HPCE / hpce-2017-cw6

2 stars 17 forks source link

Broken NVDIA driver on g3.4xlarge #39

Closed dc3315 closed 6 years ago

dc3315 commented 6 years ago

Hi, I have launched a g3.4x large machine, and installed all the libraries that I know will be installed as part of the image. (i.e NVDIA cuda-dev and the nvdia-toolkit for nvcc)

and I encounter the following error: modprobe: ERROR: could not insert 'nvidia_current': No such device

This seems like a driver problem and I have done a bit of investigating but unfortunately I can't fix the issue. Anyone else using NVDIA have the same problem? Any ideas?

Many thanks.

m8pple commented 6 years ago

Sorry about that, you're not supposed to have to deal with things like that. So that's my fault - I encountered the same problem over the summer, and fixed it without writing it down. So it is fixed in my long-term AMI, but didn't make into the public AMI.

The problem is that the g3 GPUs are quite new, so their drivers aren't in the stable set of packages for debian.

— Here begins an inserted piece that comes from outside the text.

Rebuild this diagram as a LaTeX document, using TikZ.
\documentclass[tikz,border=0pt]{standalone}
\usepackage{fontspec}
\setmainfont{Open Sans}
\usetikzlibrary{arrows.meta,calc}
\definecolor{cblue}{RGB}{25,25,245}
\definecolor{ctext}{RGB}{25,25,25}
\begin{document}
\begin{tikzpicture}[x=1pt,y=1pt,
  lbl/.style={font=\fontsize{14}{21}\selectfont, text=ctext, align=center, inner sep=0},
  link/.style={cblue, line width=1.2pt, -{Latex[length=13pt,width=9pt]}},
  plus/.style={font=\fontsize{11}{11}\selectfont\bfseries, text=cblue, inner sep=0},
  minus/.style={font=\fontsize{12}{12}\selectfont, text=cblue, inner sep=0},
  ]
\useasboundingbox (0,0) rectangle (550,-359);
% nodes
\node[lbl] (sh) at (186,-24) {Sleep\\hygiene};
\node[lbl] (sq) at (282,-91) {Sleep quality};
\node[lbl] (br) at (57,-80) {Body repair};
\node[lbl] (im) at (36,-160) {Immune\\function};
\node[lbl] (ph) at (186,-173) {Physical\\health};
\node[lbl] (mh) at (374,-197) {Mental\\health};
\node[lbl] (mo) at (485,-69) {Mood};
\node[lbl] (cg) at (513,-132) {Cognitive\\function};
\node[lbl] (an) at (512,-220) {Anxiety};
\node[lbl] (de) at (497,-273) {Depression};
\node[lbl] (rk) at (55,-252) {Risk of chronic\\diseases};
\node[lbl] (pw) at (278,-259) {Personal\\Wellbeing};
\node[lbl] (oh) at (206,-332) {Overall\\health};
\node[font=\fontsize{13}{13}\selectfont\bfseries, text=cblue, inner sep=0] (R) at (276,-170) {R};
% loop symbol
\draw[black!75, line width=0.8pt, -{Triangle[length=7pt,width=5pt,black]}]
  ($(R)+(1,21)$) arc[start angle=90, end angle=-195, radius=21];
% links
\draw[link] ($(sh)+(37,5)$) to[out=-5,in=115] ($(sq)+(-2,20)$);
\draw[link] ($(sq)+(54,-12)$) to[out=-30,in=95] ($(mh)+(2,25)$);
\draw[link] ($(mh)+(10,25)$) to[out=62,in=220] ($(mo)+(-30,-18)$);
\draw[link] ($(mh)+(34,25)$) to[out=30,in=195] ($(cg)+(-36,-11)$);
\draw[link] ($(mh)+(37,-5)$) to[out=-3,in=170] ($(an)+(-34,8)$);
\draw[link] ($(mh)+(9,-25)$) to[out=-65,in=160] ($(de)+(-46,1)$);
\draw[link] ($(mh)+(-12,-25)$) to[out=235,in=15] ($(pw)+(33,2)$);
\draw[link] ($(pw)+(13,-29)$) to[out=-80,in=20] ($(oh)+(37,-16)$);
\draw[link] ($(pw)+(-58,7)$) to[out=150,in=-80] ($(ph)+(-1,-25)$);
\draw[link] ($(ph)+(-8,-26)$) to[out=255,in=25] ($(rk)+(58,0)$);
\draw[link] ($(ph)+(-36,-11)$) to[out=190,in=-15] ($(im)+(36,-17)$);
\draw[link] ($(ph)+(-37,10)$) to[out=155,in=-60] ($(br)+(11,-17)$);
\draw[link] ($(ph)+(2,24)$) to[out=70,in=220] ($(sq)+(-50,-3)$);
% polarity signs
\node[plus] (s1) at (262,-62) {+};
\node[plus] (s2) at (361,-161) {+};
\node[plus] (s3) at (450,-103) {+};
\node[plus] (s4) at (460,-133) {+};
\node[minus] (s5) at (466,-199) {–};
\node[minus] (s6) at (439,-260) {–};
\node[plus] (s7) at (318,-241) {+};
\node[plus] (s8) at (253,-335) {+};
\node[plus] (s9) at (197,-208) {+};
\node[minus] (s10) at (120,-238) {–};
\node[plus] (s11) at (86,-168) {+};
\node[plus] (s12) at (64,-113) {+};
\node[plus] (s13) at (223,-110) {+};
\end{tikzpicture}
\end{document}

However, they are available in backports (a set of packages from the new distribution which have been back-ported so they can be used in the older distribution).

The manual steps to take are:

1 - Edit nano /etc/apt/sources.list to add the back-ported sources.

2 - Update the package list

    sudo apt-get update

3 - Install the nvidia driver from backports

     sudo apt-get install -t jessie-backports nvidia-driver

4 - Wait - this takes about a minute.

After it completes you should have a working OpenCL driver (I tested it using a few programs).

I need to update the AMI, though will need to do that in a more controlled way as it takes a bit of time.